Pipelines & Stages
How deals move through Harmonia and what each stage represents.
A pipeline is a sequence of stages an opportunity passes through on its way to closing. Most orgs need at least one (a sales pipeline). Many need several — one per workflow type, one per business line, one per team.
The shape of a pipeline
Each pipeline owns:
- An ordered list of stages.
- A set of opportunities, each sitting in exactly one stage.
- Optional custom fields that apply to every opportunity in that pipeline.
Stages are just labeled buckets. The CRM doesn't enforce a specific order between them — you decide what "Qualified" means and how it differs from "Discovery." But every pipeline ends with a won and a lost terminal stage. Reaching either marks the opportunity as closed for reporting.
Multiple pipelines
You'd want more than one pipeline when:
- You sell two different products with different sales motions.
- You separate inbound and outbound deals.
- You distinguish new business from renewals.
- You have a sales pipeline and a separate fulfillment pipeline that runs after won.
Each opportunity lives in exactly one pipeline at a time. Moving it between pipelines is a single action on the opportunity detail page.
Kanban and list views
The Pipelines page defaults to a Kanban — one column per stage, opportunities as cards. Drag a card right to move the deal forward. Click a card to open it.
A list view is also available — same data, table layout, sortable and filterable. Useful for bulk operations or when you have hundreds of deals in flight.
Weighted forecasting
Each stage can carry a default probability (0-100%). The reporting module multiplies opportunity amount by stage probability to produce weighted pipeline value:
$100k deal in a stage with 40% probability = $40k weighted value
Override the probability per-opportunity if a specific deal is more or less likely than the stage default.

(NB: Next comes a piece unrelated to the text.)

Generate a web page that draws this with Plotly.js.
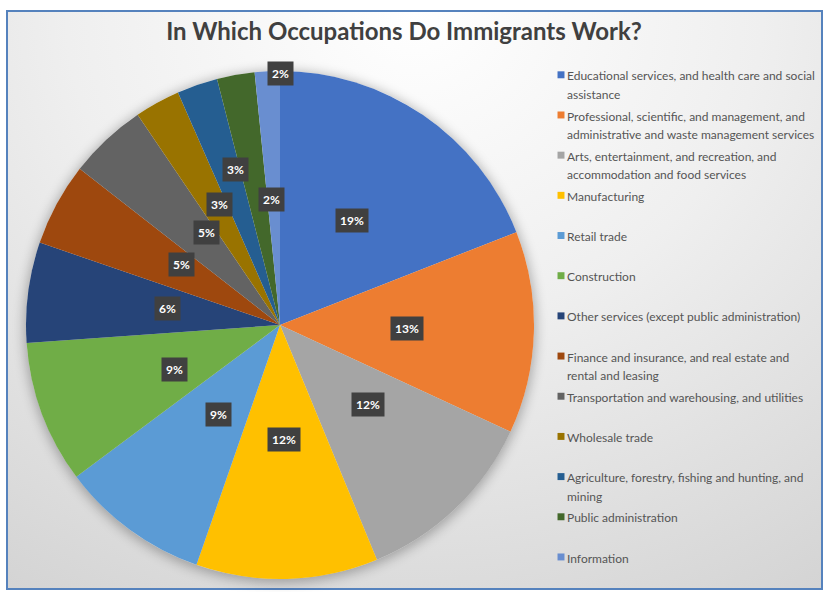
<!DOCTYPE html>
<html><head><meta charset="utf-8">
<script src="https://cdn.plot.ly/plotly-3.0.1.min.js"></script>
<style>
html,body{margin:0;padding:0;background:#ffffff;}
#wrap{position:relative;width:825px;height:592px;overflow:hidden;}
#frame{position:absolute;left:6px;top:10px;width:813px;height:576px;border:2px solid #5582bd;
  background:radial-gradient(ellipse 95% 120% at 50% 0%, #ffffff 0%, #efefef 45%, #d3d3d3 100%);}
#shadow{position:absolute;left:26px;top:71px;width:508px;height:508px;border-radius:50%;
  box-shadow:0px 2px 12px 2px rgba(0,0,0,0.28);}
#chart{position:absolute;left:0;top:0;width:825px;height:592px;}
path.legendpie{transform:translate(34px,0px) scale(0.58);}
</style></head>
<body><div id="wrap"><div id="frame"></div><div id="shadow"></div><div id="chart"></div></div>
<script>
// ---- data ----
const categories = [
  "Educational services, and health care and social assistance",
  "Professional, scientific, and management, and administrative and waste management services",
  "Arts, entertainment, and recreation, and accommodation and food services",
  "Manufacturing",
  "Retail trade",
  "Construction",
  "Other services (except public administration)",
  "Finance and insurance, and real estate and rental and leasing",
  "Transportation and warehousing, and utilities",
  "Wholesale trade",
  "Agriculture, forestry, fishing and hunting, and mining",
  "Public administration",
  "Information"
];
const values = [19.1, 12.9, 11.9, 11.6, 9.5, 9.1, 6.4, 5.3, 5.0, 2.9, 2.6, 2.4, 1.6];
const sliceColors = ["#4472C4","#ED7D31","#A5A5A5","#FFC000","#5B9BD5","#70AD47","#264478",
                     "#9E480E","#636363","#997300","#255E91","#43682B","#698ED0"];

// ---- layout geometry ----
const W = 825, H = 592;
const CX = 280, CY = 325, R = 254;
const FONT = "Lato, 'Open Sans', sans-serif";

function wrap(s, n){
  const words = s.split(' '); const lines = []; let cur = '';
  words.forEach(w => {
    if(cur && (cur + ' ' + w).length > n){ lines.push(cur); cur = w; }
    else cur = cur ? cur + ' ' + w : w;
  });
  if(cur) lines.push(cur);
  while(lines.length < 2) lines.push(' ');
  return lines.map(l => '<span style="font-size:12px">' + l + '</span>').join('<br>');
}
const legendLabels = categories.map(c => wrap(c, 48));

// percentage labels
const total = values.reduce((a,b)=>a+b,0);
const BOX_W = 38, BOX_H = 26;
let cum = 0; const placed = []; const annotations = [];
values.forEach((v) => {
  const p = v/total;
  const mid = (cum + p/2) * 2 * Math.PI;
  cum += p;
  let f = p < 0.02 ? 1.04 : 0.5, px, py;
  for(;;){
    px = CX + f*R*Math.sin(mid); py = CY - f*R*Math.cos(mid);
    const hit = placed.some(q => Math.abs(q[0]-px) < BOX_W && Math.abs(q[1]-py) < BOX_H);
    if(!hit || f > 1.1) break;
    f += 0.1;
  }
  placed.push([px,py]);
  annotations.push({
    x: px/W, y: 1 - py/H, xref:'paper', yref:'paper', showarrow:false,
    text: '<b>' + Math.round(p*100) + '%</b>',
    bgcolor:'#404040', borderpad:4,
    font:{family:FONT, size:12, color:'#ffffff'}
  });
});

const trace = {
  type:'pie', labels: legendLabels, values: values, sort:false, direction:'clockwise', rotation:0,
  marker:{colors: sliceColors, line:{width:0}},
  textinfo:'none', hoverinfo:'none',
  domain:{x:[(CX-R)/W, (CX+R)/W], y:[1-(CY+R)/H, 1-(CY-R)/H]}
};

const layout = {
  width: W, height: H,
  margin:{l:0,r:0,t:0,b:0},
  paper_bgcolor:'rgba(0,0,0,0)', plot_bgcolor:'rgba(0,0,0,0)',
  title:{text:'In Which Occupations Do Immigrants Work?', x:404/W, xanchor:'center', y:1-32/H, yanchor:'middle',
         font:{family:FONT, size:24, color:'#404040', weight:'bold'}},
  showlegend:true,
  legend:{x:527/W, xanchor:'left', y:1-61/H, yanchor:'top', valign:'top', bgcolor:'rgba(0,0,0,0)',
          font:{family:FONT, size:14.3, color:'#555555'}, traceorder:'normal'},
  annotations: annotations
};
Plotly.newPlot('chart', [trace], layout, {displayModeBar:false, staticPlot:true});
</script>
</body></html>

Automations on stage change
When an opportunity moves into a stage you can fire workflow automations: send an email, create a task, notify a channel, update a field, kick off a campaign. See the Automations module for the full builder. Stage-change is one of the most common automation triggers — use it sparingly to avoid noisy alerts that the team starts ignoring.
Pipelines vs. Submissions
If your motion involves shopping one deal to many counterparties, you usually want a pipeline for the high-level deal status (qualifying, packaged, shopping, closed) and submissions as children of each opportunity to track per-counterparty status. See Submissions.